I’ve found them , and eaten them, in every province. Sometimes they’re “serviceberries”. Sometimes they’re “June-berries” in tribute to their early arrival. In his superb book about Nature in Nova Scotia, Dancing on the Shore, Harold Horwood waxes indignantly lyrical about them:

“How much better is the Newfoundland name chuckly pear! Serviceberry indeed! And how much uglier the American name, shadbush! But whatever you call them, their blooming is a high point of the year. At Annapolis there are several species, some of them small shrubs, others growing into trees twenty-five feet tall. When they bloom in mid-May the woods on every side are dressed in great veils of pink and white, for though all the flowers are white, some species have pink sepals, and leaves that are red when they first unfold.

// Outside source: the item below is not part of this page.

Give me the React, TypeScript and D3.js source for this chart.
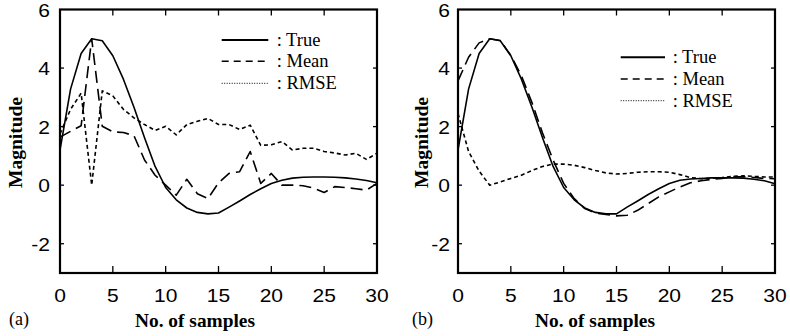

The great drift of blossoms fill every dark space along the edges of the woods. I have never seen any forest anywhere more beautiful with bloom than the Annapolis woodlands during the brief flowering of the chuckly pears.

“Later, the children will gather the fruit, almost live on it while it is at its peak, and perhaps I’ll even turn a gallon or so of the purple berries into wine….”

It’s notable that the very first English-speaking explorer of the Prairies noted the crunchy Saskatoon berry with approval. In June, 1690 Henry Kelsey left York Factory and headed West with some indigenous traders. In the words of The Canadian Encyclopedia, he “wintered at The Pas, Manitoba, before striking out on foot across the prairie, possibly as far as the Red Deer River.”

Incredibly, Kelsey wrote a large part of his report to his Hudson Bay Company superiors IN VERSE. Here he is in, we think, Eastern Saskatchewan:

” So far I have spoken concerning of the spoil

And now will accot. (give an account ) of that same Countrye soile

Which hither part is very thick of wood

Affords small nuts with little cherryes very good…”

And there you have it, a literary discovery! The very first review of the eating delights of the Saskatoon berry, from 1691. You read it here first.